■ **Aim of the exercise**
Give every line back verbatim, dropping all images.

■ **Given information**
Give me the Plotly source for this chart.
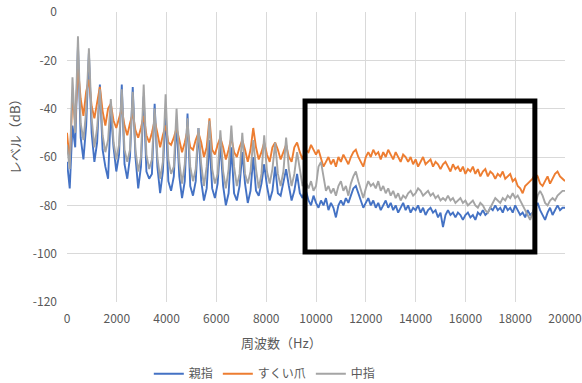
import plotly.graph_objects as go

# Frequency bins (Hz)
freq_low = list(range(0, 9680, 110))      # 88 bins, harmonic region
freq_high = list(range(9700, 20001, 100)) # 104 bins
freq = freq_low + freq_high

# 親指 (blue)
thumb_low = [
    -62, -73, -47, -56,
    -14, -52, -61, -47,
    -17, -50, -62, -54,
    -30, -57, -64, -69,
    -41, -56, -66, -59,
    -30, -63, -69, -60,
    -31, -60, -73, -64,
    -35, -66, -69, -67,
    -38, -64, -75, -66,
    -41, -70, -74, -68,
    -45, -68, -77, -70,
    -42, -72, -76, -70,
    -48, -70, -78, -73,
    -53, -73, -77, -71,
    -54, -72, -80, -75,
    -56, -75, -78, -72,
    -58, -71, -79, -74,
    -60, -74, -76, -71,
    -63, -72, -78, -74,
    -64, -75, -76, -71,
    -65, -72, -78, -74,
    -67, -75, -77, -73,
]
thumb_high = [
    -78, -80, -76, -79, -81, -78, -80, -77, -82, -79,
    -81, -85, -80, -78, -80, -77, -79, -76, -73, -72,
    -75, -78, -81, -79, -77, -80, -78, -81, -79, -82,
    -80, -78, -81, -79, -82, -80, -83, -81, -79, -82,
    -80, -83, -81, -82, -80, -83, -81, -84, -82, -81,
    -83, -82, -85, -83, -89, -84, -82, -84, -83, -85,
    -83, -84, -86, -84, -83, -85, -84, -86, -83, -84,
    -82, -84, -83, -81, -82, -80, -82, -81, -83, -80,
    -82, -81, -83, -80, -82, -84, -83, -85, -82, -84,
    -83, -81, -79, -82, -84, -86, -83, -81, -84, -82,
    -80, -82, -81, -81,
]

# すくい爪 (orange)
scoop_low = [
    -50, -62, -35, -46,
    -23, -36, -43, -33,
    -28, -39, -44, -37,
    -31, -41, -47, -40,
    -38, -45, -48, -44,
    -40, -47, -51, -46,
    -42, -49, -52, -48,
    -43, -51, -54, -50,
    -45, -50, -56, -51,
    -47, -54, -55, -52,
    -48, -53, -58, -54,
    -49, -56, -57, -53,
    -50, -54, -60, -56,
    -44, -57, -59, -55,
    -52, -56, -61, -57,
    -52, -58, -60, -56,
    -53, -57, -62, -57,
    -48, -56, -61, -58,
    -54, -59, -62, -56,
    -54, -57, -61, -58,
    -55, -60, -62, -56,
    -54, -58, -61, -57,
]
scoop_high = [
    -58, -55, -57, -59, -57, -61, -64, -62, -60, -63,
    -61, -64, -60, -62, -59, -61, -63, -60, -58, -57,
    -60, -62, -64, -60, -58, -60, -57, -59, -58, -61,
    -58, -60, -57, -59, -61, -58, -60, -62, -59, -60,
    -62, -60, -63, -61, -64, -62, -60, -63, -62, -61,
    -64, -62, -63, -65, -63, -62, -64, -66, -63, -65,
    -64, -66, -64, -67, -65, -66, -64, -67, -65, -68,
    -66, -65, -68, -66, -67, -69, -67, -68, -66, -69,
    -68, -67, -70, -69, -72, -73, -75, -72, -71, -70,
    -69, -67, -68, -71, -72, -70, -68, -71, -69, -67,
    -66, -68, -69, -70,
]

# 中指 (gray)
middle_low = [
    -55, -65, -27, -50,
    -10, -46, -53, -41,
    -15, -44, -56, -48,
    -32, -51, -58, -53,
    -36, -54, -61, -55,
    -32, -57, -62, -57,
    -33, -57, -66, -60,
    -30, -59, -65, -61,
    -40, -60, -69, -62,
    -34, -61, -67, -64,
    -40, -62, -71, -63,
    -44, -64, -70, -65,
    -48, -63, -72, -64,
    -45, -65, -71, -67,
    -49, -66, -73, -65,
    -47, -64, -72, -67,
    -50, -67, -71, -66,
    -53, -65, -73, -67,
    -51, -66, -71, -65,
    -54, -67, -72, -66,
    -52, -65, -72, -67,
    -58, -66, -72, -70,
]
middle_high = [
    -73, -70, -74, -72, -64, -62, -68, -74, -72, -75,
    -73, -76, -72, -70, -74, -72, -76, -71, -68, -66,
    -70, -74, -77, -73, -70, -72, -71, -73, -70, -74,
    -72, -75, -73, -76, -74, -77, -75, -78, -76, -77,
    -75, -74, -76, -75, -73, -74, -76, -75, -74, -76,
    -75, -77, -76, -78, -77, -78, -76, -78, -77, -79,
    -78, -77, -79, -78, -80, -79, -78, -80, -81, -79,
    -80, -82, -83, -81, -79, -77, -78, -79, -77, -78,
    -76, -77, -75, -77, -76, -78, -80, -82, -84, -86,
    -83, -80, -76, -74, -76, -79, -80, -78, -77, -78,
    -76, -75, -74, -74,
]

series_names = ["親指", "すくい爪", "中指"]
series_colors = ["#4472C4", "#ED7D31", "#A5A5A5"]
series_values = [thumb_low + thumb_high, scoop_low + scoop_high, middle_low + middle_high]

# Axis ticks
x_ticks = [0, 2000, 4000, 6000, 8000, 10000, 12000, 14000, 16000, 18000, 20000]
y_ticks = [0, -20, -40, -60, -80, -100, -120]
y_tick_labels = ["0", "-20", "-40", "-60", "-80", "-100", "-120"]

# Highlight box (Hz, dB)
box_x = [9560, 18790]
box_y = [-99.3, -36.8]

FONT = "Noto Sans CJK JP"
GRAY = "#595959"

fig = go.Figure()
for name, color, vals in zip(series_names, series_colors, series_values):
    fig.add_trace(go.Scatter(x=freq, y=vals, mode="lines", name=name,
                             line=dict(color=color, width=1.9)))

fig.add_shape(type="rect", xref="x", yref="y",
              x0=box_x[0], x1=box_x[1], y0=box_y[0], y1=box_y[1],
              line=dict(color="black", width=5), fillcolor="rgba(0,0,0,0)")

fig.update_layout(
    width=582, height=383,
    margin=dict(l=67, r=17, t=12, b=81, autoexpand=False),
    paper_bgcolor="white", plot_bgcolor="white",
    font=dict(family=FONT, size=12, color=GRAY),
    showlegend=True,
    legend=dict(orientation="h", x=0.455, xref="container", y=0.024, yref="container",
                xanchor="center", yanchor="middle",
                font=dict(size=12, color=GRAY), itemwidth=30, tracegroupgap=0),
    xaxis=dict(range=[0, 20000], tickmode="array", tickvals=x_ticks,
               ticktext=[str(v) for v in x_ticks],
               showgrid=True, gridcolor="#D9D9D9", automargin=False,
               gridwidth=1, zeroline=False, showline=False, ticks="",
               ticklabelstandoff=8, tickfont=dict(size=12, color=GRAY, family=FONT)),
    yaxis=dict(range=[-120, 0], tickmode="array", tickvals=y_ticks, ticktext=y_tick_labels,
               showgrid=True, gridcolor="#D9D9D9", automargin=False,
               gridwidth=1, zeroline=False, showline=False, ticks="",
               ticklabelstandoff=9, tickfont=dict(size=12, color=GRAY, family=FONT)),
    annotations=[
        dict(text="周波数（Hz）", xref="paper", yref="paper", x=0.43, y=-0.138,
             showarrow=False, xanchor="center", yanchor="middle",
             font=dict(size=13, color=GRAY, family=FONT)),
        dict(text="レベル（dB）", xref="paper", yref="paper", x=-0.104, y=0.583,
             showarrow=False, xanchor="center", yanchor="middle", textangle=-90,
             font=dict(size=13, color=GRAY, family=FONT)),
    ],
)

fig.write_html("out.html")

■ **Full output**
Give me the Plotly source for this chart.
import plotly.graph_objects as go

# Frequency bins (Hz)
freq_low = list(range(0, 9680, 110))      # 88 bins, harmonic region
freq_high = list(range(9700, 20001, 100)) # 104 bins
freq = freq_low + freq_high

# 親指 (blue)
thumb_low = [
    -62, -73, -47, -56,
    -14, -52, -61, -47,
    -17, -50, -62, -54,
    -30, -57, -64, -69,
    -41, -56, -66, -59,
    -30, -63, -69, -60,
    -31, -60, -73, -64,
    -35, -66, -69, -67,
    -38, -64, -75, -66,
    -41, -70, -74, -68,
    -45, -68, -77, -70,
    -42, -72, -76, -70,
    -48, -70, -78, -73,
    -53, -73, -77, -71,
    -54, -72, -80, -75,
    -56, -75, -78, -72,
    -58, -71, -79, -74,
    -60, -74, -76, -71,
    -63, -72, -78, -74,
    -64, -75, -76, -71,
    -65, -72, -78, -74,
    -67, -75, -77, -73,
]
thumb_high = [
    -78, -80, -76, -79, -81, -78, -80, -77, -82, -79,
    -81, -85, -80, -78, -80, -77, -79, -76, -73, -72,
    -75, -78, -81, -79, -77, -80, -78, -81, -79, -82,
    -80, -78, -81, -79, -82, -80, -83, -81, -79, -82,
    -80, -83, -81, -82, -80, -83, -81, -84, -82, -81,
    -83, -82, -85, -83, -89, -84, -82, -84, -83, -85,
    -83, -84, -86, -84, -83, -85, -84, -86, -83, -84,
    -82, -84, -83, -81, -82, -80, -82, -81, -83, -80,
    -82, -81, -83, -80, -82, -84, -83, -85, -82, -84,
    -83, -81, -79, -82, -84, -86, -83, -81, -84, -82,
    -80, -82, -81, -81,
]

# すくい爪 (orange)
scoop_low = [
    -50, -62, -35, -46,
    -23, -36, -43, -33,
    -28, -39, -44, -37,
    -31, -41, -47, -40,
    -38, -45, -48, -44,
    -40, -47, -51, -46,
    -42, -49, -52, -48,
    -43, -51, -54, -50,
    -45, -50, -56, -51,
    -47, -54, -55, -52,
    -48, -53, -58, -54,
    -49, -56, -57, -53,
    -50, -54, -60, -56,
    -44, -57, -59, -55,
    -52, -56, -61, -57,
    -52, -58, -60, -56,
    -53, -57, -62, -57,
    -48, -56, -61, -58,
    -54, -59, -62, -56,
    -54, -57, -61, -58,
    -55, -60, -62, -56,
    -54, -58, -61, -57,
]
scoop_high = [
    -58, -55, -57, -59, -57, -61, -64, -62, -60, -63,
    -61, -64, -60, -62, -59, -61, -63, -60, -58, -57,
    -60, -62, -64, -60, -58, -60, -57, -59, -58, -61,
    -58, -60, -57, -59, -61, -58, -60, -62, -59, -60,
    -62, -60, -63, -61, -64, -62, -60, -63, -62, -61,
    -64, -62, -63, -65, -63, -62, -64, -66, -63, -65,
    -64, -66, -64, -67, -65, -66, -64, -67, -65, -68,
    -66, -65, -68, -66, -67, -69, -67, -68, -66, -69,
    -68, -67, -70, -69, -72, -73, -75, -72, -71, -70,
    -69, -67, -68, -71, -72, -70, -68, -71, -69, -67,
    -66, -68, -69, -70,
]

# 中指 (gray)
middle_low = [
    -55, -65, -27, -50,
    -10, -46, -53, -41,
    -15, -44, -56, -48,
    -32, -51, -58, -53,
    -36, -54, -61, -55,
    -32, -57, -62, -57,
    -33, -57, -66, -60,
    -30, -59, -65, -61,
    -40, -60, -69, -62,
    -34, -61, -67, -64,
    -40, -62, -71, -63,
    -44, -64, -70, -65,
    -48, -63, -72, -64,
    -45, -65, -71, -67,
    -49, -66, -73, -65,
    -47, -64, -72, -67,
    -50, -67, -71, -66,
    -53, -65, -73, -67,
    -51, -66, -71, -65,
    -54, -67, -72, -66,
    -52, -65, -72, -67,
    -58, -66, -72, -70,
]
middle_high = [
    -73, -70, -74, -72, -64, -62, -68, -74, -72, -75,
    -73, -76, -72, -70, -74, -72, -76, -71, -68, -66,
    -70, -74, -77, -73, -70, -72, -71, -73, -70, -74,
    -72, -75, -73, -76, -74, -77, -75, -78, -76, -77,
    -75, -74, -76, -75, -73, -74, -76, -75, -74, -76,
    -75, -77, -76, -78, -77, -78, -76, -78, -77, -79,
    -78, -77, -79, -78, -80, -79, -78, -80, -81, -79,
    -80, -82, -83, -81, -79, -77, -78, -79, -77, -78,
    -76, -77, -75, -77, -76, -78, -80, -82, -84, -86,
    -83, -80, -76, -74, -76, -79, -80, -78, -77, -78,
    -76, -75, -74, -74,
]

series_names = ["親指", "すくい爪", "中指"]
series_colors = ["#4472C4", "#ED7D31", "#A5A5A5"]
series_values = [thumb_low + thumb_high, scoop_low + scoop_high, middle_low + middle_high]

# Axis ticks
x_ticks = [0, 2000, 4000, 6000, 8000, 10000, 12000, 14000, 16000, 18000, 20000]
y_ticks = [0, -20, -40, -60, -80, -100, -120]
y_tick_labels = ["0", "-20", "-40", "-60", "-80", "-100", "-120"]

# Highlight box (Hz, dB)
box_x = [9560, 18790]
box_y = [-99.3, -36.8]

FONT = "Noto Sans CJK JP"
GRAY = "#595959"

fig = go.Figure()
for name, color, vals in zip(series_names, series_colors, series_values):
    fig.add_trace(go.Scatter(x=freq, y=vals, mode="lines", name=name,
                             line=dict(color=color, width=1.9)))

fig.add_shape(type="rect", xref="x", yref="y",
              x0=box_x[0], x1=box_x[1], y0=box_y[0], y1=box_y[1],
              line=dict(color="black", width=5), fillcolor="rgba(0,0,0,0)")

fig.update_layout(
    width=582, height=383,
    margin=dict(l=67, r=17, t=12, b=81, autoexpand=False),
    paper_bgcolor="white", plot_bgcolor="white",
    font=dict(family=FONT, size=12, color=GRAY),
    showlegend=True,
    legend=dict(orientation="h", x=0.455, xref="container", y=0.024, yref="container",
                xanchor="center", yanchor="middle",
                font=dict(size=12, color=GRAY), itemwidth=30, tracegroupgap=0),
    xaxis=dict(range=[0, 20000], tickmode="array", tickvals=x_ticks,
               ticktext=[str(v) for v in x_ticks],
               showgrid=True, gridcolor="#D9D9D9", automargin=False,
               gridwidth=1, zeroline=False, showline=False, ticks="",
               ticklabelstandoff=8, tickfont=dict(size=12, color=GRAY, family=FONT)),
    yaxis=dict(range=[-120, 0], tickmode="array", tickvals=y_ticks, ticktext=y_tick_labels,
               showgrid=True, gridcolor="#D9D9D9", automargin=False,
               gridwidth=1, zeroline=False, showline=False, ticks="",
               ticklabelstandoff=9, tickfont=dict(size=12, color=GRAY, family=FONT)),
    annotations=[
        dict(text="周波数（Hz）", xref="paper", yref="paper", x=0.43, y=-0.138,
             showarrow=False, xanchor="center", yanchor="middle",
             font=dict(size=13, color=GRAY, family=FONT)),
        dict(text="レベル（dB）", xref="paper", yref="paper", x=-0.104, y=0.583,
             showarrow=False, xanchor="center", yanchor="middle", textangle=-90,
             font=dict(size=13, color=GRAY, family=FONT)),
    ],
)

fig.write_html("out.html")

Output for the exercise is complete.